The former chief Fianna Fáil fundraiser Des Richardson told the Mahon tribunal yesterday he was given $10,000 cash in an envelope during a lunch in Manchester in April or May 1994. Colm Keenaand Fiona Gartlandreport.
Mr Richardson said he was given the money by an English businessman, Norman Turner, who had invited him to a Manchester United match and with whom he had had a "liquid lunch" in a hotel beforehand.
Taoiseach Bertie Ahern, who was then minister for finance, was not at the lunch or the match, Mr Richardson said. He said he did not know Mr Turner well, but the English businessman had suggested a trip to a match during a meeting in the Berkeley Court Hotel in Dublin.
During the Manchester lunch, Mr Turner said he wanted to help Mr Richardson in his efforts to clear Fianna Fáil's debts. "He took an envelope from his pocket and he gave it to me and I put it in my pocket. And he said 'that's a confidential contribution and I don't want it recognised'."
Mr Richardson said because of this request for confidentiality he did not lodge the cash to the Fianna Fáil account used for receiving the money he was raising. He kept it in his safe, later converted it into Irish pounds, and spent it on corporate gifts connected to fundraising golf events and the Galway Races, he said.
Tribunal counsel Des O'Neill SC said at the time Mr Turner was "intending to engage in a rather large development" in Dublin and asked if Mr Richardson had felt he should be careful about recording the money in case someone later suggested there was something "untoward" in the payment.

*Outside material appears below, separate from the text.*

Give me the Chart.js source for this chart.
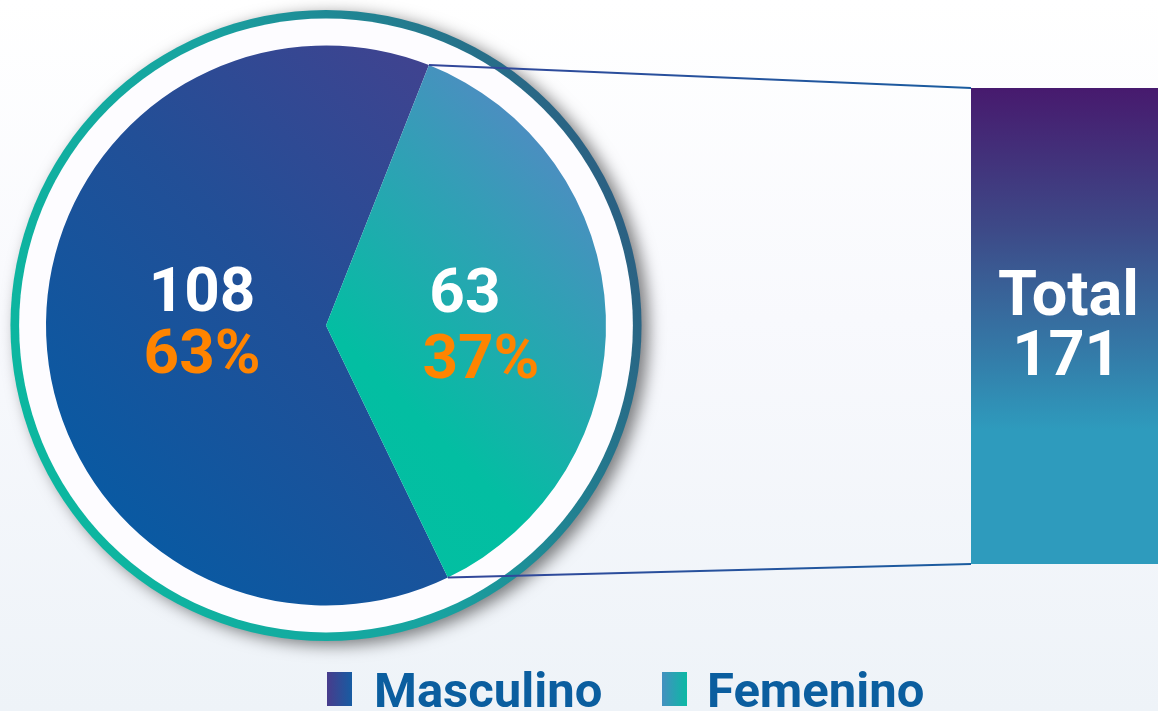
<!DOCTYPE html>
<html>
<head>
<meta charset="utf-8">
<script src="https://cdn.jsdelivr.net/npm/chart.js@4.4.1/dist/chart.umd.min.js"></script>
<style>
html,body{margin:0;padding:0;width:1158px;height:711px;overflow:hidden;}
body{position:relative;background:linear-gradient(180deg,#ffffff 0%,#f8f9fd 45%,#eef3f8 100%);font-family:Roboto,"Noto Sans",sans-serif;}
#pieWrap{position:absolute;left:0;top:0;width:1158px;height:711px;}
#barWrap{position:absolute;left:971px;top:88px;width:187px;height:476px;}
.lg-box{position:absolute;top:672px;width:25px;height:34px;}
.lg-text{position:absolute;top:666px;font-weight:700;font-size:49px;line-height:49px;color:#0b5e9f;white-space:nowrap;}
</style>
</head>
<body>
<div id="pieWrap"><canvas id="pie"></canvas></div>
<div id="barWrap"><canvas id="bar"></canvas></div>
<div id="legend"></div>
<script>
// ---- data ----
const categories = ['Masculino', 'Femenino'];
const counts = [108, 63];
const totalCategories = ['Total'];
const totalValues = [171];

// ---- styles ----
const mascStops = [[0,'#005ea7'],[0.5,'#224f97'],[0.85,'#42428f'],[1,'#48408e']];
const femStops  = [[0,'#00c3a0'],[0.5,'#03bea2'],[0.85,'#4a8fc0'],[1,'#4f89bf']];
const legendGradients = [
  'linear-gradient(90deg,#483c8c,#175ca2)',
  'linear-gradient(90deg,#4490c0,#0bb9a4)'
];

function pieGrad(ctx, stops){
  const chart = ctx.chart, a = chart.chartArea;
  if(!a) return stops[0][1];
  const cx=(a.left+a.right)/2, cy=(a.top+a.bottom)/2, r=Math.min(a.right-a.left,a.bottom-a.top)/2;
  const g = chart.ctx.createLinearGradient(cx-r, cy+r, cx+r, cy-r);
  stops.forEach(s=>g.addColorStop(s[0],s[1]));
  return g;
}

// ---- total bar chart ----
const totalChart = new Chart(document.getElementById('bar'), {
  type:'bar',
  data:{labels:totalCategories, datasets:[{
    data:totalValues,
    borderWidth:0,
    barPercentage:1, categoryPercentage:1,
    backgroundColor:(ctx)=>{
      const a = ctx.chart.chartArea; if(!a) return '#2e9bbd';
      const g = ctx.chart.ctx.createLinearGradient(0,a.top,0,a.bottom);
      g.addColorStop(0,'#471a6e'); g.addColorStop(0.3,'#3d4a88');
      g.addColorStop(0.55,'#3479a7'); g.addColorStop(0.72,'#2e9bbd'); g.addColorStop(1,'#2e9bbd');
      return g;
    }
  }]},
  options:{
    responsive:true, maintainAspectRatio:false, animation:false,
    layout:{padding:0},
    scales:{x:{display:false}, y:{display:false, min:0, max:totalValues[0]}},
    plugins:{legend:{display:false}, tooltip:{enabled:false}}
  },
  plugins:[{
    id:'totalText',
    afterDatasetsDraw(chart){
      const el = chart.getDatasetMeta(0).data[0]; const c = chart.ctx;
      const cy = (el.y+el.base)/2;
      c.save(); c.fillStyle='#ffffff'; c.textAlign='center'; c.textBaseline='alphabetic';
      c.font='bold 63px Roboto';
      c.fillText(chart.data.labels[0], el.x+4, cy-11);
      c.fillText(String(chart.data.datasets[0].data[0]), el.x+2, cy+49);
      c.restore();
    }
  }]
});
window.totalChart = totalChart;

// ---- pie plugins ----
const ringPlugin = {
  id:'ring',
  beforeDatasetsDraw(chart){
    const el = chart.getDatasetMeta(0).data[0]; if(!el) return;
    const x=el.x, y=el.y, r=el.outerRadius, c=chart.ctx;
    const rOut=r*1.127, rIn=r*1.096;
    c.save();
    c.shadowColor='rgba(0,0,0,0.5)'; c.shadowBlur=16; c.shadowOffsetX=7; c.shadowOffsetY=4;
    const g=c.createLinearGradient(x-rOut, y+rOut*0.4, x+rOut, y-rOut*0.4);
    g.addColorStop(0,'#0bb9a0'); g.addColorStop(0.5,'#18a2a0'); g.addColorStop(1,'#2c5b80');
    c.beginPath(); c.arc(x,y,rOut,0,Math.PI*2); c.fillStyle=g; c.fill();
    c.shadowColor='transparent'; c.shadowBlur=0; c.shadowOffsetX=0; c.shadowOffsetY=0;
    c.beginPath(); c.arc(x,y,rIn,0,Math.PI*2); c.fillStyle='#fdfcff'; c.fill();
    c.restore();
  }
};

const sliceLabels = {
  id:'sliceLabels',
  afterDatasetsDraw(chart, args, opts){
    const meta=chart.getDatasetMeta(0), c=chart.ctx;
    const data=chart.data.datasets[0].data, total=data.reduce((a,b)=>a+b,0);
    meta.data.forEach((arc,i)=>{
      const mid=(arc.startAngle+arc.endAngle)/2;
      const ax=arc.x+Math.cos(mid)*arc.outerRadius*opts.radial[i];
      const ay=arc.y+Math.sin(mid)*arc.outerRadius*opts.radial[i];
      c.save(); c.textAlign='center'; c.textBaseline='alphabetic';
      c.font='bold 62px Roboto';
      c.fillStyle='#ffffff';
      c.fillText(String(data[i]), ax+opts.dx1[i], ay+opts.dy1[i]);
      c.fillStyle='#ff8400';
      c.fillText(Math.round(data[i]/total*100)+'%', ax+opts.dx2[i], ay+opts.dy2[i]);
      c.restore();
    });
  }
};

const connectorPlugin = {
  id:'connector',
  afterDraw(chart){
    const bc=window.totalChart; if(!bc) return;
    const bar=bc.getDatasetMeta(0).data[0];
    const ob=bc.canvas.getBoundingClientRect(), op=chart.canvas.getBoundingClientRect();
    const left=ob.left-op.left+bar.x-bar.width/2;
    const top=ob.top-op.top+Math.min(bar.y,bar.base);
    const bottom=ob.top-op.top+Math.max(bar.y,bar.base);
    const arc=chart.getDatasetMeta(0).data[1];
    const p1=[arc.x+Math.cos(arc.startAngle)*arc.outerRadius, arc.y+Math.sin(arc.startAngle)*arc.outerRadius];
    const p2=[arc.x+Math.cos(arc.endAngle)*arc.outerRadius, arc.y+Math.sin(arc.endAngle)*arc.outerRadius];
    const c=chart.ctx;
    c.save(); c.lineWidth=2;
    [[p1,top],[p2,bottom]].forEach(([p,ty])=>{
      const g=c.createLinearGradient(p[0],0,left,0);
      g.addColorStop(0,'#33469a'); g.addColorStop(1,'#1a5c9f');
      c.strokeStyle=g;
      c.beginPath(); c.moveTo(p[0],p[1]); c.lineTo(left,ty); c.stroke();
    });
    c.restore();
  }
};

// ---- pie chart ----
new Chart(document.getElementById('pie'), {
  type:'pie',
  data:{labels:categories, datasets:[{
    data:counts,
    borderWidth:0,
    backgroundColor:(ctx)=> pieGrad(ctx, ctx.dataIndex===0 ? mascStops : femStops)
  }]},
  options:{
    responsive:true, maintainAspectRatio:false, animation:false,
    rotation:-205.8,
    layout:{padding:{left:46, top:45, right:552, bottom:105}},
    plugins:{
      legend:{display:false}, tooltip:{enabled:false},
      sliceLabels:{radial:[0.443,0.525], dx1:[0,-8], dy1:[-19,-8], dx2:[0,8], dy2:[43,58]}
    }
  },
  plugins:[ringPlugin, sliceLabels, connectorPlugin]
});

// ---- legend ----
const legendPos = [{box:327, text:374},{box:662, text:707}];
const lg = document.getElementById('legend');
categories.forEach((name,i)=>{
  const b=document.createElement('div'); b.className='lg-box';
  b.style.left=legendPos[i].box+'px'; b.style.background=legendGradients[i];
  const t=document.createElement('div'); t.className='lg-text';
  t.style.left=legendPos[i].text+'px'; t.textContent=name;
  lg.appendChild(b); lg.appendChild(t);
});
</script>
</body>
</html>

Mr Richardson said once he had informed Fianna Fáil, "that's the end of my job". Asked how he had informed the party, he pointed to mention of the donation in a short memo to Fianna Fáil written some time after June 1994. The memo was discovered to the tribunal along with other documents from Fianna Fáil.
Mr Richardson was also asked yesterday about an internal Ulster Bank memo from 1994 concerning a debt the bank was seeking to have settled. It read in part: "Richardson is adamant that money is in the pipeline and that he has instructed a bank in Manchester to forward them to us." Mr Richardson said the bank memo was mistaken.